STATED PROBLEM:
Pull out exactly the lines from the line containing "Write a Python" to the line containing "import pandas as pd", both lines included, with pictures removed from the copy.

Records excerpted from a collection
----------
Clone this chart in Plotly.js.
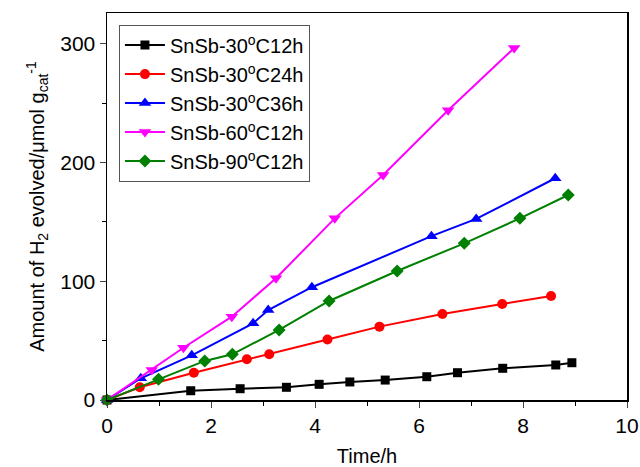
<!DOCTYPE html>
<html><head><meta charset="utf-8">
<script src="https://cdn.plot.ly/plotly-3.0.1.min.js"></script>
<style>html,body{margin:0;padding:0;background:#fff}#chart{width:640px;height:467px}</style>
</head><body><div id="chart"></div>
<script>
const seriesNames = ["SnSb-30<sup>o</sup>C12h","SnSb-30<sup>o</sup>C24h","SnSb-30<sup>o</sup>C36h","SnSb-60<sup>o</sup>C12h","SnSb-90<sup>o</sup>C12h"];
const t30c12 = [0, 1.61, 2.56, 3.45, 4.08, 4.67, 5.35, 6.15, 6.74, 7.61, 8.63, 8.94];
const h30c12 = [0, 7.8, 9.5, 10.7, 13.2, 15.2, 16.8, 19.6, 23.0, 26.7, 29.5, 31.4];
const t30c24 = [0, 0.63, 1.67, 2.69, 3.12, 4.24, 5.24, 6.45, 7.60, 8.54];
const h30c24 = [0, 10.7, 23.0, 34.3, 38.5, 51.0, 61.8, 72.5, 80.9, 87.6];
const t30c36 = [0, 0.65, 1.63, 2.81, 3.10, 3.94, 6.24, 7.10, 8.62];
const h30c36 = [0, 18.3, 37.6, 64.6, 75.8, 95.0, 138.0, 152.5, 186.8];
const t60c12 = [0, 0.86, 1.47, 2.40, 3.25, 4.38, 5.31, 6.56, 7.83];
const h60c12 = [0, 25.3, 44.0, 70.2, 102.5, 153.0, 189.6, 244.0, 296.5];
const t90c12 = [0, 0.99, 1.88, 2.41, 3.31, 4.27, 5.58, 6.87, 7.94, 8.87];
const h90c12 = [0, 17.4, 32.9, 38.5, 59.0, 83.4, 108.7, 132.0, 153.0, 172.7];

const colors = ["#000000","#ff0000","#0000ff","#ff00ff","#008000"];
const symbols = ["square","circle","triangle-up","triangle-down","diamond"];
const sizes = [9,10,11,11,10];
const xs = [t30c12,t30c24,t30c36,t60c12,t90c12];
const ys = [h30c12,h30c24,h30c36,h60c12,h90c12];

const data = xs.map((x,i)=>({
  x: x, y: ys[i], name: seriesNames[i], type:'scatter', mode:'lines+markers',
  line:{color:colors[i], width:2},
  marker:{color:colors[i], symbol:symbols[i], size:sizes[i]},
  cliponaxis:false
}));

const layout = {
  width:640, height:467,
  margin:{l:107, r:13, t:13, b:67},
  paper_bgcolor:'#fff', plot_bgcolor:'#fff',
  font:{family:'Liberation Sans, Arial, sans-serif', color:'#000', size:20},
  showlegend:true,
  legend:{x:0.023, y:0.97, xanchor:'left', yanchor:'top', bordercolor:'#555', borderwidth:1, bgcolor:'#fff',
          font:{size:20}, tracegroupgap:0, itemwidth:40},
  xaxis:{range:[0,10], dtick:2, ticks:'outside', ticklen:6, tickwidth:1, showline:true, mirror:true, linecolor:'#000', linewidth:1.5,
         showgrid:false, zeroline:false, tickfont:{size:21},
         minor:{dtick:1, ticks:'outside', ticklen:4, tickcolor:'#000'},
         title:{text:'Time/h', font:{size:20}, standoff:13}},
  yaxis:{range:[0,326], dtick:100, ticks:'outside', ticklen:6, tickwidth:1, showline:true, mirror:true, linecolor:'#000', linewidth:1.5,
         showgrid:false, zeroline:false, tickfont:{size:21},
         minor:{dtick:50, ticks:'outside', ticklen:4, tickcolor:'#000'},
         title:{text:'Amount of H<sub>2</sub> evolved/μmol g<sub>cat</sub><sup>-1</sup>', font:{size:20}, standoff:10}}
};
Plotly.newPlot('chart', data, layout, {displayModeBar:false, staticPlot:true});
</script></body></html>
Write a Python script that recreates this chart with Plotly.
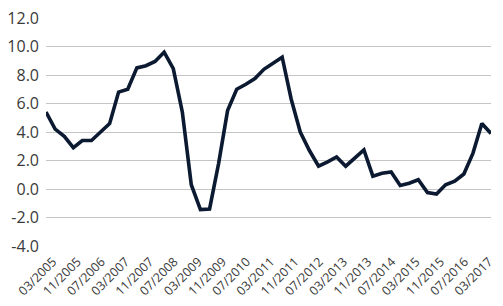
import plotly.graph_objects as go
import pandas as pd

dates = pd.date_range("2005-03-01", "2017-06-01", freq="3MS").strftime("%Y-%m-%d").tolist()
values = [5.4, 4.2, 3.7, 2.9, 3.4, 3.4, 4.0, 4.6, 6.8, 7.0,
          8.5, 8.65, 8.95, 9.6, 8.45, 5.4, 0.3, -1.45, -1.4, 1.8,
          5.5, 7.0, 7.35, 7.75, 8.4, 8.85, 9.25, 6.3, 4.0, 2.7,
          1.6, 1.9, 2.25, 1.6, 2.2, 2.75, 0.9, 1.1, 1.2, 0.25,
          0.4, 0.65, -0.25, -0.35, 0.3, 0.55, 1.05, 2.5, 4.6, 3.9]
y_ticks = [-4, -2, 0, 2, 4, 6, 8, 10, 12]

fig = go.Figure()
fig.add_trace(go.Scatter(x=dates, y=values, mode="lines",
                         line=dict(color="#0b1a30", width=3.6)))

fig.update_layout(
    width=503, height=306,
    margin=dict(l=46, r=7, t=18, b=58),
    paper_bgcolor="white", plot_bgcolor="white",
    showlegend=False,
    font=dict(family="Open Sans", color="#3a3a3a"),
)
fig.update_xaxes(
    type="date", range=[dates[0], dates[-1]],
    tick0="2005-03-01", dtick="M8", tickformat="%m/%Y",
    tickangle=-45, tickfont=dict(size=12.5),
    showgrid=False, showline=False, zeroline=False, ticks="",
    ticklabelshift=7, ticklabelstandoff=5,
)
fig.update_yaxes(
    range=[-4, 12], tickvals=y_ticks,
    ticktext=[f"{v:.1f}" for v in y_ticks],
    tickfont=dict(size=16),
    showgrid=True, gridcolor="#c4c4c4", gridwidth=1,
    zeroline=False, showline=False, ticks="", ticklabelstandoff=6,
)
fig.write_html("out.html")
----------
EXERCISE ANSWER:
Write a Python script that recreates this chart with Plotly.
import plotly.graph_objects as go
import pandas as pd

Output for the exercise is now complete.